━━━ Data provided ━━━

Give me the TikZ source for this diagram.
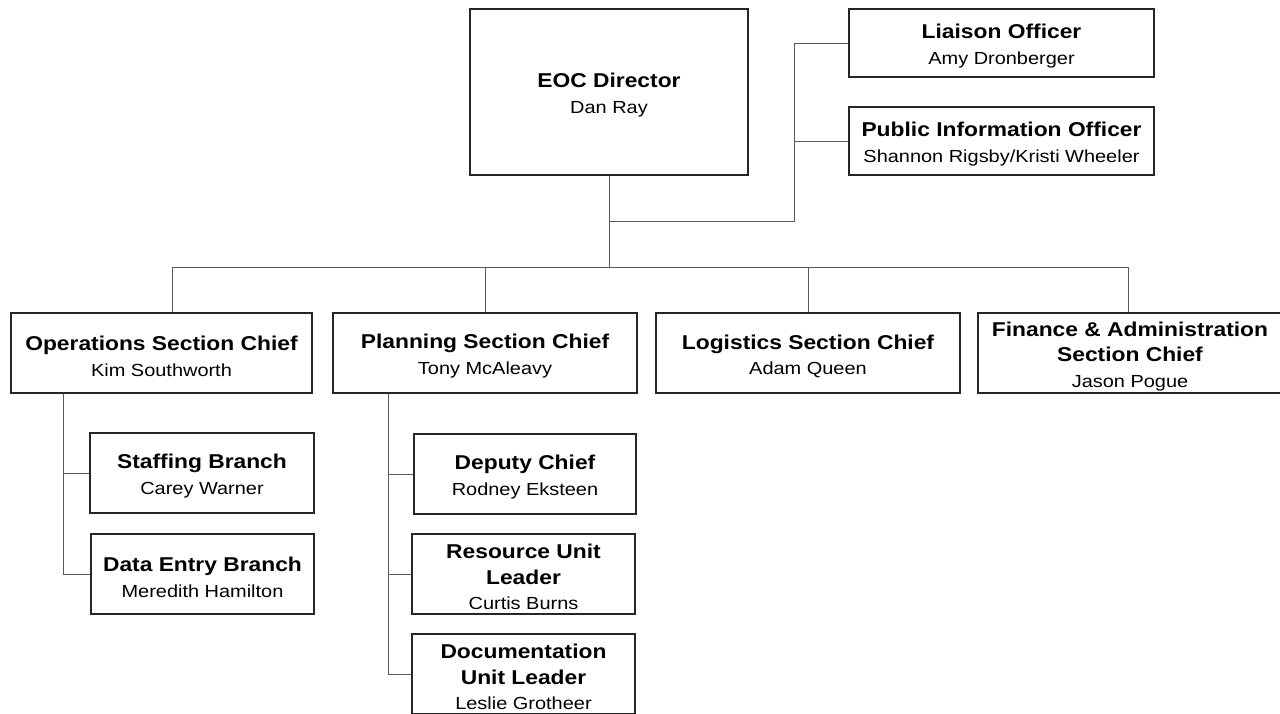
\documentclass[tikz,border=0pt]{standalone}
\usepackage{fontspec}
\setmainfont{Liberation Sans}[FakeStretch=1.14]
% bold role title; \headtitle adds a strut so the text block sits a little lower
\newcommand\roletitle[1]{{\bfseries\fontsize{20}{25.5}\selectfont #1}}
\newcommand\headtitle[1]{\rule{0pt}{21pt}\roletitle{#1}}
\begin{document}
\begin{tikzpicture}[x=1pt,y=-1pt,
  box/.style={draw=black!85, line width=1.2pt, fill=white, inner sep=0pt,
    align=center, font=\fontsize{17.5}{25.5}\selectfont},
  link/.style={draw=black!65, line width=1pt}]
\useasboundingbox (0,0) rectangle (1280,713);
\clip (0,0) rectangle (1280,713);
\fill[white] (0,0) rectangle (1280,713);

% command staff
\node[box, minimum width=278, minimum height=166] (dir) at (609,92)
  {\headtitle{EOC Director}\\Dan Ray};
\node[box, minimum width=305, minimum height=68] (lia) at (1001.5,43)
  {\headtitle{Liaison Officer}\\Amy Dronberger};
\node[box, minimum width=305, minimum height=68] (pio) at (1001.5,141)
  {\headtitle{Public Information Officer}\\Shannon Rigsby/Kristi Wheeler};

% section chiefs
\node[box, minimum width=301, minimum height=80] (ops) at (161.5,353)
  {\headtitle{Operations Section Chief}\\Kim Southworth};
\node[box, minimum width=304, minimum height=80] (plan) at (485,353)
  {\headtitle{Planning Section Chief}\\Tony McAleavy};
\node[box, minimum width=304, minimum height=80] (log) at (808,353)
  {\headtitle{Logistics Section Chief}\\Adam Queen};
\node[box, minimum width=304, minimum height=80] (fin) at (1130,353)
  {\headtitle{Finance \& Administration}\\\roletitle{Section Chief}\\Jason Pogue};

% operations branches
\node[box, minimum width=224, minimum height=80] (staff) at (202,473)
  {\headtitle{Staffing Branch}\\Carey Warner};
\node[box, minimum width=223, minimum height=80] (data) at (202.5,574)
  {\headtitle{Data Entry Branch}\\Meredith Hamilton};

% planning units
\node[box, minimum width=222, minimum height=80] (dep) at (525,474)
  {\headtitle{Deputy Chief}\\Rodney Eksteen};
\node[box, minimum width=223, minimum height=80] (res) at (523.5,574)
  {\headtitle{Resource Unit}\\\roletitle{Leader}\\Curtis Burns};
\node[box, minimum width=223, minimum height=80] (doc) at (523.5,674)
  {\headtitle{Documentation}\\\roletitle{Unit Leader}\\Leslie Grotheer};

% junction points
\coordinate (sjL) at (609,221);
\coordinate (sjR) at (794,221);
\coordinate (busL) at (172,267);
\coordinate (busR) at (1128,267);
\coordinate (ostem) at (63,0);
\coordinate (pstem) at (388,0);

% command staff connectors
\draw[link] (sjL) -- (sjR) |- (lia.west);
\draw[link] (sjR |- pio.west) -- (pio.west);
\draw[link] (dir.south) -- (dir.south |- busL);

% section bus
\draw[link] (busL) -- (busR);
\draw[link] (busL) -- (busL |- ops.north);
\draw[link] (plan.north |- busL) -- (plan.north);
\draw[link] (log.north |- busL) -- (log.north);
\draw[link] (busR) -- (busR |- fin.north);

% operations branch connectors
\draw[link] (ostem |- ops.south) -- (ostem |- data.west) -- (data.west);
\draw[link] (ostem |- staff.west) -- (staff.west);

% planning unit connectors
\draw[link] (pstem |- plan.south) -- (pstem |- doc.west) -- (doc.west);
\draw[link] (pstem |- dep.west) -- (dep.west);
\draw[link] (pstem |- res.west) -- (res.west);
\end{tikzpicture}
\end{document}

━━━

All of the data above should be transcribed verbatim, with pictures omitted.

Give me the TikZ source for this diagram.
\documentclass[tikz,border=0pt]{standalone}
\usepackage{fontspec}
\setmainfont{Liberation Sans}[FakeStretch=1.14]
% bold role title; \headtitle adds a strut so the text block sits a little lower
\newcommand\roletitle[1]{{\bfseries\fontsize{20}{25.5}\selectfont #1}}
\newcommand\headtitle[1]{\rule{0pt}{21pt}\roletitle{#1}}
\begin{document}
\begin{tikzpicture}[x=1pt,y=-1pt,
  box/.style={draw=black!85, line width=1.2pt, fill=white, inner sep=0pt,
    align=center, font=\fontsize{17.5}{25.5}\selectfont},
  link/.style={draw=black!65, line width=1pt}]
\useasboundingbox (0,0) rectangle (1280,713);
\clip (0,0) rectangle (1280,713);
\fill[white] (0,0) rectangle (1280,713);

% command staff
\node[box, minimum width=278, minimum height=166] (dir) at (609,92)
  {\headtitle{EOC Director}\\Dan Ray};
\node[box, minimum width=305, minimum height=68] (lia) at (1001.5,43)
  {\headtitle{Liaison Officer}\\Amy Dronberger};
\node[box, minimum width=305, minimum height=68] (pio) at (1001.5,141)
  {\headtitle{Public Information Officer}\\Shannon Rigsby/Kristi Wheeler};

% section chiefs
\node[box, minimum width=301, minimum height=80] (ops) at (161.5,353)
  {\headtitle{Operations Section Chief}\\Kim Southworth};
\node[box, minimum width=304, minimum height=80] (plan) at (485,353)
  {\headtitle{Planning Section Chief}\\Tony McAleavy};
\node[box, minimum width=304, minimum height=80] (log) at (808,353)
  {\headtitle{Logistics Section Chief}\\Adam Queen};
\node[box, minimum width=304, minimum height=80] (fin) at (1130,353)
  {\headtitle{Finance \& Administration}\\\roletitle{Section Chief}\\Jason Pogue};

% operations branches
\node[box, minimum width=224, minimum height=80] (staff) at (202,473)
  {\headtitle{Staffing Branch}\\Carey Warner};
\node[box, minimum width=223, minimum height=80] (data) at (202.5,574)
  {\headtitle{Data Entry Branch}\\Meredith Hamilton};

% planning units
\node[box, minimum width=222, minimum height=80] (dep) at (525,474)
  {\headtitle{Deputy Chief}\\Rodney Eksteen};
\node[box, minimum width=223, minimum height=80] (res) at (523.5,574)
  {\headtitle{Resource Unit}\\\roletitle{Leader}\\Curtis Burns};
\node[box, minimum width=223, minimum height=80] (doc) at (523.5,674)
  {\headtitle{Documentation}\\\roletitle{Unit Leader}\\Leslie Grotheer};

% junction points
\coordinate (sjL) at (609,221);
\coordinate (sjR) at (794,221);
\coordinate (busL) at (172,267);
\coordinate (busR) at (1128,267);
\coordinate (ostem) at (63,0);
\coordinate (pstem) at (388,0);

% command staff connectors
\draw[link] (sjL) -- (sjR) |- (lia.west);
\draw[link] (sjR |- pio.west) -- (pio.west);
\draw[link] (dir.south) -- (dir.south |- busL);

% section bus
\draw[link] (busL) -- (busR);
\draw[link] (busL) -- (busL |- ops.north);
\draw[link] (plan.north |- busL) -- (plan.north);
\draw[link] (log.north |- busL) -- (log.north);
\draw[link] (busR) -- (busR |- fin.north);

% operations branch connectors
\draw[link] (ostem |- ops.south) -- (ostem |- data.west) -- (data.west);
\draw[link] (ostem |- staff.west) -- (staff.west);

% planning unit connectors
\draw[link] (pstem |- plan.south) -- (pstem |- doc.west) -- (doc.west);
\draw[link] (pstem |- dep.west) -- (dep.west);
\draw[link] (pstem |- res.west) -- (res.west);
\end{tikzpicture}
\end{document}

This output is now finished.